Write out again, word for word, the lines below from the line that holds "Convert this diagram to TikZ code." through the line that holds "(rk) at (15,400)", omitting pictures.
==*==
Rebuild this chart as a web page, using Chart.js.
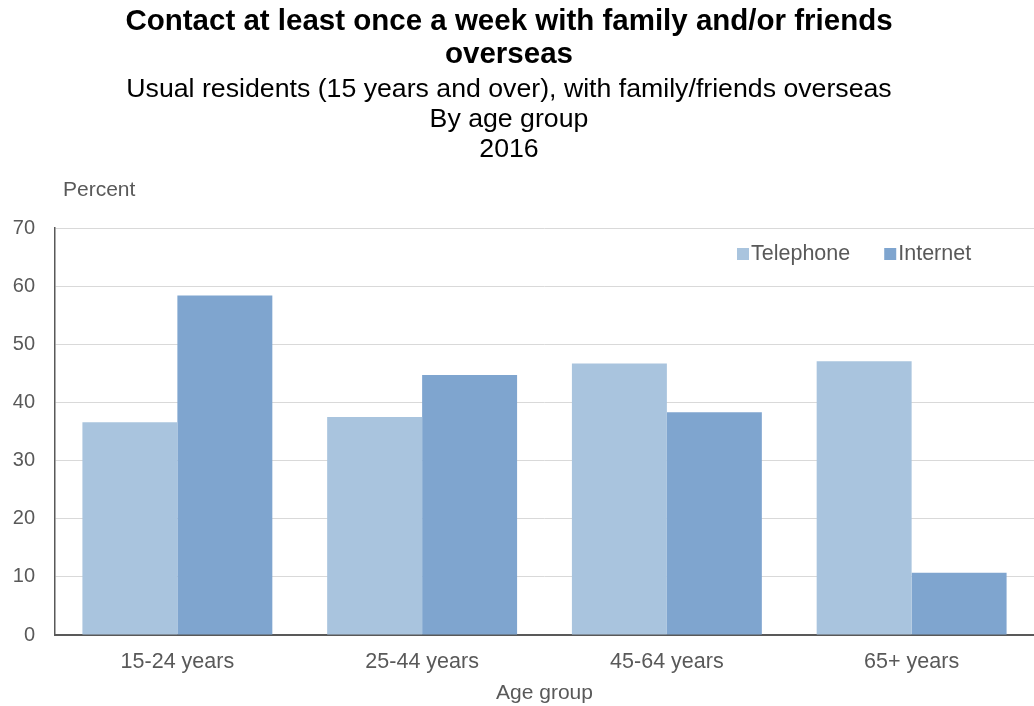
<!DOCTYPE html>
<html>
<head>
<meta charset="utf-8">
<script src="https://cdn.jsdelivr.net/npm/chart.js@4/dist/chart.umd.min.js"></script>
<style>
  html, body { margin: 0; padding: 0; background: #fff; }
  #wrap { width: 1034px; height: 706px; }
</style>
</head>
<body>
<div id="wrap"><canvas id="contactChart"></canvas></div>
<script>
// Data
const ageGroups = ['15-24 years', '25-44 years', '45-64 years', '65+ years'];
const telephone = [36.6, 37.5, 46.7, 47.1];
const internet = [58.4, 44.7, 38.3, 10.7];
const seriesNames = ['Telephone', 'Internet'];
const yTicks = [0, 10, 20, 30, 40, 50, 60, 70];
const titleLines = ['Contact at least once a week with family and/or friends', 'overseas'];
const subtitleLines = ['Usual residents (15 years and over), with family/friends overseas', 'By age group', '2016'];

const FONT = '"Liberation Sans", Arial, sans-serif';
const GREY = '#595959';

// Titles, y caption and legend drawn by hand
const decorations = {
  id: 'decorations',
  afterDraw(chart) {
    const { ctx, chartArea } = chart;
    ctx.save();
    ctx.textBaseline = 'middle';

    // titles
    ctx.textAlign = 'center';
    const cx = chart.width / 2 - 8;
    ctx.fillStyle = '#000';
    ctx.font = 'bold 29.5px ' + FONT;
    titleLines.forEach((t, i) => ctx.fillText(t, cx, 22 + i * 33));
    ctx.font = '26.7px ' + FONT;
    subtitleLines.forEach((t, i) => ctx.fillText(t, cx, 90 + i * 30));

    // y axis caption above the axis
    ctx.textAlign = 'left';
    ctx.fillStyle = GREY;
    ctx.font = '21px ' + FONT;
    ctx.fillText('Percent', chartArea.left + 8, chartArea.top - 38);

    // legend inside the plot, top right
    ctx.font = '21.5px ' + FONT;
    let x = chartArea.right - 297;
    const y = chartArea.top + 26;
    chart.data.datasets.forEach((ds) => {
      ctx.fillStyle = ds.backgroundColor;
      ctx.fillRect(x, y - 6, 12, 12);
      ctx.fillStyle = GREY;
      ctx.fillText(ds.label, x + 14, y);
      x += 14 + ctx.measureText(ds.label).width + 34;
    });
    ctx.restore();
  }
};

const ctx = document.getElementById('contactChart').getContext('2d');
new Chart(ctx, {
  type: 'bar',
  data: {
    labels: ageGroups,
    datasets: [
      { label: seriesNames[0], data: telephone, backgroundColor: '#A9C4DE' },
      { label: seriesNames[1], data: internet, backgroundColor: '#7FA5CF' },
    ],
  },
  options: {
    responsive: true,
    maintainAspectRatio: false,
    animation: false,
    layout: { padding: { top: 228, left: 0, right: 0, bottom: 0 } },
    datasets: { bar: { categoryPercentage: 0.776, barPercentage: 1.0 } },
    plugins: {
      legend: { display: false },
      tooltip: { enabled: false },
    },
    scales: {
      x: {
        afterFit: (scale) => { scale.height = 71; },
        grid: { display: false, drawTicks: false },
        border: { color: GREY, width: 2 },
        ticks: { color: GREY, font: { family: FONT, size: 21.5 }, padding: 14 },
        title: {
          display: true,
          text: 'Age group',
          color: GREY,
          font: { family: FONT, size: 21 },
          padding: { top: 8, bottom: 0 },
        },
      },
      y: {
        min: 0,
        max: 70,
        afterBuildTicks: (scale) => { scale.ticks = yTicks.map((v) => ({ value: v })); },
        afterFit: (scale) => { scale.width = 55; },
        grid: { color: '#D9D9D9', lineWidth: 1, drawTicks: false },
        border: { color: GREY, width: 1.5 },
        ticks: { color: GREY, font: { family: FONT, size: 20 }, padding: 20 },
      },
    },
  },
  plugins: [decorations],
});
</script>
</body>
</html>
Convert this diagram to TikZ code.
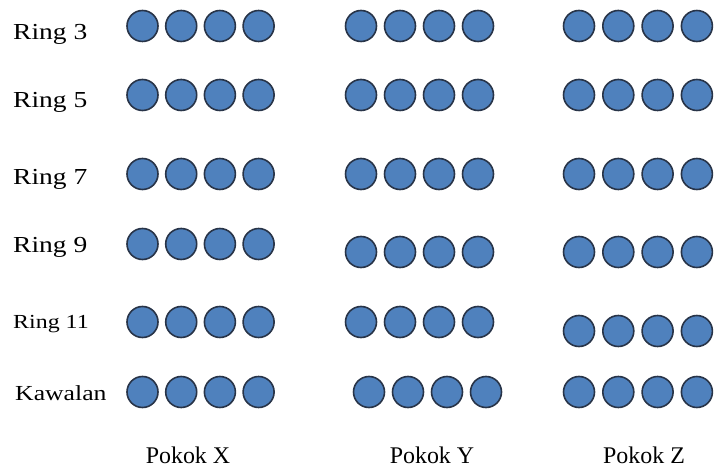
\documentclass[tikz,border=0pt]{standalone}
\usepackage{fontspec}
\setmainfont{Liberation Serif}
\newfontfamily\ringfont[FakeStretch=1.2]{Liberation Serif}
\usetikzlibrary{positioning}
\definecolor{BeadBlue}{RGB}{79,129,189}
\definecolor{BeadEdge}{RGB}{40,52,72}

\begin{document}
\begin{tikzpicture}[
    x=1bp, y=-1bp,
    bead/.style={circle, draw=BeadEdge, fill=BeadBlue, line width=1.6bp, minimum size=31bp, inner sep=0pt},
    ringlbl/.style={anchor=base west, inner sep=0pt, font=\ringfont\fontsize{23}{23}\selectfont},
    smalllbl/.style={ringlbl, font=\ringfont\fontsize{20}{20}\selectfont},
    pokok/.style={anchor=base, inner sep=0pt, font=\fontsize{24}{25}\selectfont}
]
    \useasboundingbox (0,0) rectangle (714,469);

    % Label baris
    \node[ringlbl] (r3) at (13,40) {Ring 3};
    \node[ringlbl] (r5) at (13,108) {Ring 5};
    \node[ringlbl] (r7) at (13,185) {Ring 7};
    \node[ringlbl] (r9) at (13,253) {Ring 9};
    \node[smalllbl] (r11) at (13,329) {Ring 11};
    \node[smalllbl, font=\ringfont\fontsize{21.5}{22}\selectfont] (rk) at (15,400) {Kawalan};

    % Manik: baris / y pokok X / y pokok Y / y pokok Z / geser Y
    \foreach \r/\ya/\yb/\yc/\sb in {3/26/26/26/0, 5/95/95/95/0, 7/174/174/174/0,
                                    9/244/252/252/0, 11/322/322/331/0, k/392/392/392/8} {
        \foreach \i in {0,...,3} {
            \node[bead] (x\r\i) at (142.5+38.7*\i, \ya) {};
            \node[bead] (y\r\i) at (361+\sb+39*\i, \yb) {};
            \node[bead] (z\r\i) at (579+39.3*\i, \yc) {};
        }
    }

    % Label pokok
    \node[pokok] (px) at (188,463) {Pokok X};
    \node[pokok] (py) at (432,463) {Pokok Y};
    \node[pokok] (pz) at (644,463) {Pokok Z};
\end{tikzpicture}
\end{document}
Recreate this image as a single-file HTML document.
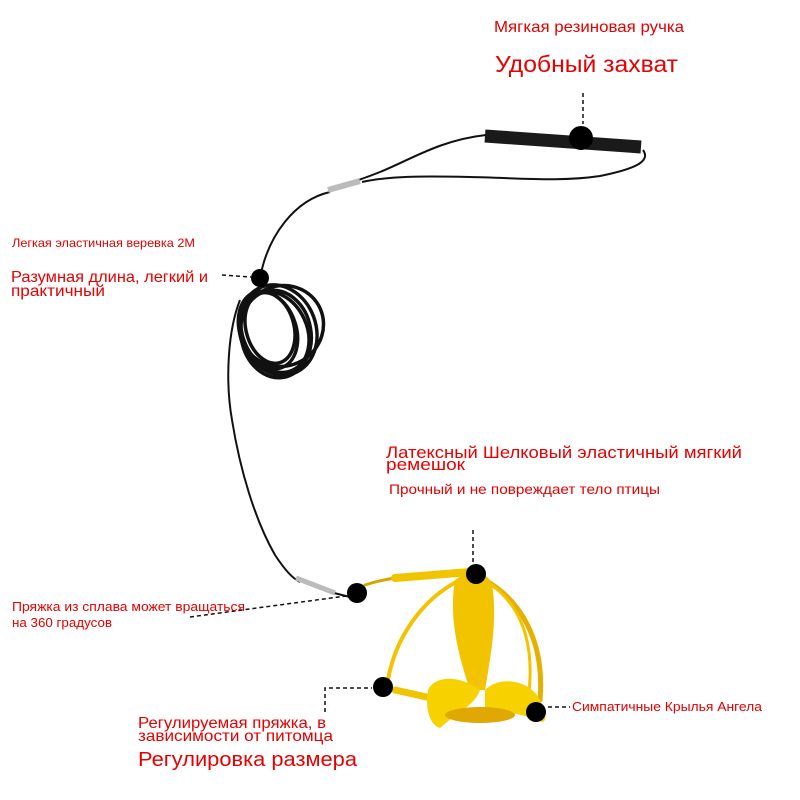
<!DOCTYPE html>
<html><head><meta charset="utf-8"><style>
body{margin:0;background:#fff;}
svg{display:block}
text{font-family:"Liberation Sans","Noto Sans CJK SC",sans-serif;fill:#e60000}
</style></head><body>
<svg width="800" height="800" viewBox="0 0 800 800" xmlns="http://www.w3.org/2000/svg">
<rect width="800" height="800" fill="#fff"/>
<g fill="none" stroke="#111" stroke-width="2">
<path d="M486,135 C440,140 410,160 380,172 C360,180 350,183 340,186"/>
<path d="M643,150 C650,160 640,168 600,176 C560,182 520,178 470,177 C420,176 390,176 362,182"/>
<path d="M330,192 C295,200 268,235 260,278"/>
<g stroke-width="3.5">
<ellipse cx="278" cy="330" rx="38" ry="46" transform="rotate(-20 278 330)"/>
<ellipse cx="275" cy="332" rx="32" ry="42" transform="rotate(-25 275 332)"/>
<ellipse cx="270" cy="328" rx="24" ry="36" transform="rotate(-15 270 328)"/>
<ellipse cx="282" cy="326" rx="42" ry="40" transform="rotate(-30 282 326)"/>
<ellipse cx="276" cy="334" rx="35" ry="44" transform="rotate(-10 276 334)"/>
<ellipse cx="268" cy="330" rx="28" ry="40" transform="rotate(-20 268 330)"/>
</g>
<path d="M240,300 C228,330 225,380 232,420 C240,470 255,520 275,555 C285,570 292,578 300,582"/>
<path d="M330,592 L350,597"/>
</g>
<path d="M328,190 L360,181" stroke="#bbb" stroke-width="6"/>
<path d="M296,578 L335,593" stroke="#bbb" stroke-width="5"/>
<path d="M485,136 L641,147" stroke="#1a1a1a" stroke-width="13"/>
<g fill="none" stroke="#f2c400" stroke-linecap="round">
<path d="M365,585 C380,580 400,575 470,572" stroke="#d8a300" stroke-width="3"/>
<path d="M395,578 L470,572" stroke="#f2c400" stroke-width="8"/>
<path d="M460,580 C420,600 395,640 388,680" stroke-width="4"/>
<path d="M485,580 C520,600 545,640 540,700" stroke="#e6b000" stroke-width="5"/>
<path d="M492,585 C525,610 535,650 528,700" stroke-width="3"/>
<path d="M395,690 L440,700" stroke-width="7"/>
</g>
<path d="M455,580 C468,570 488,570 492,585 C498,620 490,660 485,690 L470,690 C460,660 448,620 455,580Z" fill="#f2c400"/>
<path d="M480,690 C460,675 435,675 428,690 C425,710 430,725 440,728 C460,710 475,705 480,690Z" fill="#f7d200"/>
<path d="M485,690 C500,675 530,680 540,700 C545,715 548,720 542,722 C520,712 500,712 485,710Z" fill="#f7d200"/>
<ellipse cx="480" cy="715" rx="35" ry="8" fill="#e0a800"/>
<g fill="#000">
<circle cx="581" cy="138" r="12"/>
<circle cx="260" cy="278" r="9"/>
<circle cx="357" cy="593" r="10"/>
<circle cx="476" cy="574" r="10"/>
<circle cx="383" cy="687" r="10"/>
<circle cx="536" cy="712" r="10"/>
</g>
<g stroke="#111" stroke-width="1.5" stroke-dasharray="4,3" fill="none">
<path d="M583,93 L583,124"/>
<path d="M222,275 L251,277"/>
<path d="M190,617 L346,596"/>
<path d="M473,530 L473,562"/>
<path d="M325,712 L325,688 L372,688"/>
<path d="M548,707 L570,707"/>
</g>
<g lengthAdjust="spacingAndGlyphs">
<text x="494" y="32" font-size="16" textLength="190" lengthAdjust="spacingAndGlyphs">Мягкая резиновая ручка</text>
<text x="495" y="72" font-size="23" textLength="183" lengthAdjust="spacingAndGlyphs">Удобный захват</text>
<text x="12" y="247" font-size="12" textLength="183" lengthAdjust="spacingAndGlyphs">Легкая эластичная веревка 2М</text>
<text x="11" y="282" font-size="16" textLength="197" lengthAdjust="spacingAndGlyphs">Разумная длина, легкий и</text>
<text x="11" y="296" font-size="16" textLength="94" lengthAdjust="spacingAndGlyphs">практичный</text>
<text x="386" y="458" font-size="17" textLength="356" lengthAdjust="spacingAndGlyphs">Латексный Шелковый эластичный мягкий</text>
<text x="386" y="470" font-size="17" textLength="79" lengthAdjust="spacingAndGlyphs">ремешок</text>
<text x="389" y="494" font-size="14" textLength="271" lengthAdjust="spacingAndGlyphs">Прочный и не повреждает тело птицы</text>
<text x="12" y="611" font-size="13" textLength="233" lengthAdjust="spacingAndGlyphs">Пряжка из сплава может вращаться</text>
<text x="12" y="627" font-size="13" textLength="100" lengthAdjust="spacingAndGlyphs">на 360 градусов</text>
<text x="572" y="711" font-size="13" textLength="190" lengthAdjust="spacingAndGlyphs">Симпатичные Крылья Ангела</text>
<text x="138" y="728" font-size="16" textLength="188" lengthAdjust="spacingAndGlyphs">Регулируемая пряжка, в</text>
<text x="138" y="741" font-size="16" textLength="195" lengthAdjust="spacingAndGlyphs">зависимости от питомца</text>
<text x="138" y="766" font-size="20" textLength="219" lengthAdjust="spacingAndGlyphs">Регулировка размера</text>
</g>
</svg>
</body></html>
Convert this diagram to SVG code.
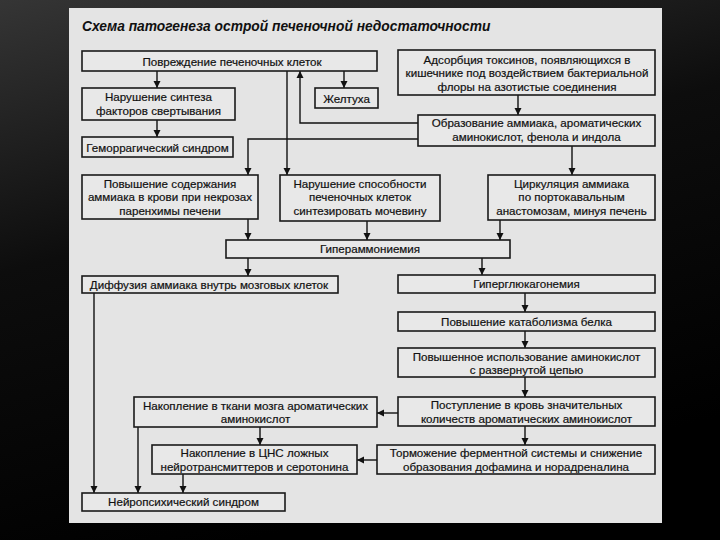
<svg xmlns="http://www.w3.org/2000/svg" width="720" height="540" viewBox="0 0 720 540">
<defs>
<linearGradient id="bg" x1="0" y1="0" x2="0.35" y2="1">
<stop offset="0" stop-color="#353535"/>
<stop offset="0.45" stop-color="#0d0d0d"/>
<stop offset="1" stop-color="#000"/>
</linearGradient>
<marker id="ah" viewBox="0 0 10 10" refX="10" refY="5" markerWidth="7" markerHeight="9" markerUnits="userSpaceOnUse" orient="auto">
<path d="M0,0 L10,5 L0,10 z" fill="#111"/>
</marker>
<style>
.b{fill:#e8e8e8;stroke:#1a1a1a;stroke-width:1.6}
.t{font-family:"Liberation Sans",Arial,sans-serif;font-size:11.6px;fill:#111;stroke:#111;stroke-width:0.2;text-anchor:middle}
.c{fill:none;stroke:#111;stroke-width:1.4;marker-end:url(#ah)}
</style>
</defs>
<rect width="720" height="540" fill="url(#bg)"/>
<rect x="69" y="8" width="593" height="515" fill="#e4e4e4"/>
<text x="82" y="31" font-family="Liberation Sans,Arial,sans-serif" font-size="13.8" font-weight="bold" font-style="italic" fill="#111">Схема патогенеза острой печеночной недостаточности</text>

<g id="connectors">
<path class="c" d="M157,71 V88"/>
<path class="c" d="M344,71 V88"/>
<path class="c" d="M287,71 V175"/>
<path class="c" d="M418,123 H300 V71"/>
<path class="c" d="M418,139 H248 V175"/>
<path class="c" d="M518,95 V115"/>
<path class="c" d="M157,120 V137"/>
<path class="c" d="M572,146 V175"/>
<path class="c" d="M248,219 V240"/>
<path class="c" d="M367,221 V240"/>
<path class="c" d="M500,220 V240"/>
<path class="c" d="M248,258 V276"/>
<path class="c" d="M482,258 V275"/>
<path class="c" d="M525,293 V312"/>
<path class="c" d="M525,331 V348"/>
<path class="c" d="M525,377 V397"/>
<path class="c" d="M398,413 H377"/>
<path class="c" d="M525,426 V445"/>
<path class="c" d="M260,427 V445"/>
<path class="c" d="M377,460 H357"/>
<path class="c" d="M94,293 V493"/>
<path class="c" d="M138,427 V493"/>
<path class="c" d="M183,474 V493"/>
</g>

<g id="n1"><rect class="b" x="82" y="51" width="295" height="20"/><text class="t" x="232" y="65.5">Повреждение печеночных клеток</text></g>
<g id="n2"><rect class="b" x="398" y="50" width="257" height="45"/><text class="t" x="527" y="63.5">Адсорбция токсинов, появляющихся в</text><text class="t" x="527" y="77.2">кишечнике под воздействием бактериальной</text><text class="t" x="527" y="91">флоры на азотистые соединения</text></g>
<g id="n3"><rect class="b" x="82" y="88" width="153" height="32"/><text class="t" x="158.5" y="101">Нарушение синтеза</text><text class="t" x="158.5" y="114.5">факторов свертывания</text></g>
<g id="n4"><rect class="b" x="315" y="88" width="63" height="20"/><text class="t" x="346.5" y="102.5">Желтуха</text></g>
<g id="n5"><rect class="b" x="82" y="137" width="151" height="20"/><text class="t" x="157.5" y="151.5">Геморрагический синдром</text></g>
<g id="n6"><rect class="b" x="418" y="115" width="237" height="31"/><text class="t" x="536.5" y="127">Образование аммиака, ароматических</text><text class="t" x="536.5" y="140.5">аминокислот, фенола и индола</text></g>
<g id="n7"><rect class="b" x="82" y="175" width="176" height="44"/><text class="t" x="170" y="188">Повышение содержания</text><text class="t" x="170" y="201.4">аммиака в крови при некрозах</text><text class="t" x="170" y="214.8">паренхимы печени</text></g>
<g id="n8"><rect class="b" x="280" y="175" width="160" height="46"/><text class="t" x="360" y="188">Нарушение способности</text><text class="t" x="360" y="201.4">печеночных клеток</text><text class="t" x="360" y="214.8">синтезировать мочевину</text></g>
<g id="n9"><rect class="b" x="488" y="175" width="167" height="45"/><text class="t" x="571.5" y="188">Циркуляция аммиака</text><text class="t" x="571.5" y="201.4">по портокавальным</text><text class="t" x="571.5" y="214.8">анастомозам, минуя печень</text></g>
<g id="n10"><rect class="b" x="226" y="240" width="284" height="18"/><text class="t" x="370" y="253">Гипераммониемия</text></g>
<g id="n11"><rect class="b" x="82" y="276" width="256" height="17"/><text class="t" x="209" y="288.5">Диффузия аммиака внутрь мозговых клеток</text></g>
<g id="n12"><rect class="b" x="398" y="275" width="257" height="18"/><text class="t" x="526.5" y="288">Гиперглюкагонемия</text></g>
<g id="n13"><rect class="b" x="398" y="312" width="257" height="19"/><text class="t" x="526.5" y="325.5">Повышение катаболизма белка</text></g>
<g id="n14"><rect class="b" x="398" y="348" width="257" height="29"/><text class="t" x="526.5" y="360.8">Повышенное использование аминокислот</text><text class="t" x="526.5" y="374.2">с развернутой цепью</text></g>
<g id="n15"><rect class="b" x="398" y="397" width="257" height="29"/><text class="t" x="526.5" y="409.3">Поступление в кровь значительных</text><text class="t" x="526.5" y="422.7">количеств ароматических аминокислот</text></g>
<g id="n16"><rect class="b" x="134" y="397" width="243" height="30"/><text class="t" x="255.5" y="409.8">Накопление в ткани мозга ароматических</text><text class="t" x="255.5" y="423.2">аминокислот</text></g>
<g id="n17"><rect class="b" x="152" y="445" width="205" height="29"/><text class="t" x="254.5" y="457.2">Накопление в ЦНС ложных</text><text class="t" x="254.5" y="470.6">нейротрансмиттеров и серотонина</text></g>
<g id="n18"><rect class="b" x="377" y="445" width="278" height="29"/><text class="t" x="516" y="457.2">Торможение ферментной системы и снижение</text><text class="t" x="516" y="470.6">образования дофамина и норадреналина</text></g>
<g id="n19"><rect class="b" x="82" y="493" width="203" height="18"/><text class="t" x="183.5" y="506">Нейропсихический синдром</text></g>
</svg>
==*==
Final answer =
Convert this diagram to TikZ code.
\documentclass[tikz,border=0pt]{standalone}
\usepackage{fontspec}
\setmainfont{Liberation Serif}
\newfontfamily\ringfont[FakeStretch=1.2]{Liberation Serif}
\usetikzlibrary{positioning}
\definecolor{BeadBlue}{RGB}{79,129,189}
\definecolor{BeadEdge}{RGB}{40,52,72}

\begin{document}
\begin{tikzpicture}[
    x=1bp, y=-1bp,
    bead/.style={circle, draw=BeadEdge, fill=BeadBlue, line width=1.6bp, minimum size=31bp, inner sep=0pt},
    ringlbl/.style={anchor=base west, inner sep=0pt, font=\ringfont\fontsize{23}{23}\selectfont},
    smalllbl/.style={ringlbl, font=\ringfont\fontsize{20}{20}\selectfont},
    pokok/.style={anchor=base, inner sep=0pt, font=\fontsize{24}{25}\selectfont}
]
    \useasboundingbox (0,0) rectangle (714,469);

    % Label baris
    \node[ringlbl] (r3) at (13,40) {Ring 3};
    \node[ringlbl] (r5) at (13,108) {Ring 5};
    \node[ringlbl] (r7) at (13,185) {Ring 7};
    \node[ringlbl] (r9) at (13,253) {Ring 9};
    \node[smalllbl] (r11) at (13,329) {Ring 11};
    \node[smalllbl, font=\ringfont\fontsize{21.5}{22}\selectfont] (rk) at (15,400) {Kawalan};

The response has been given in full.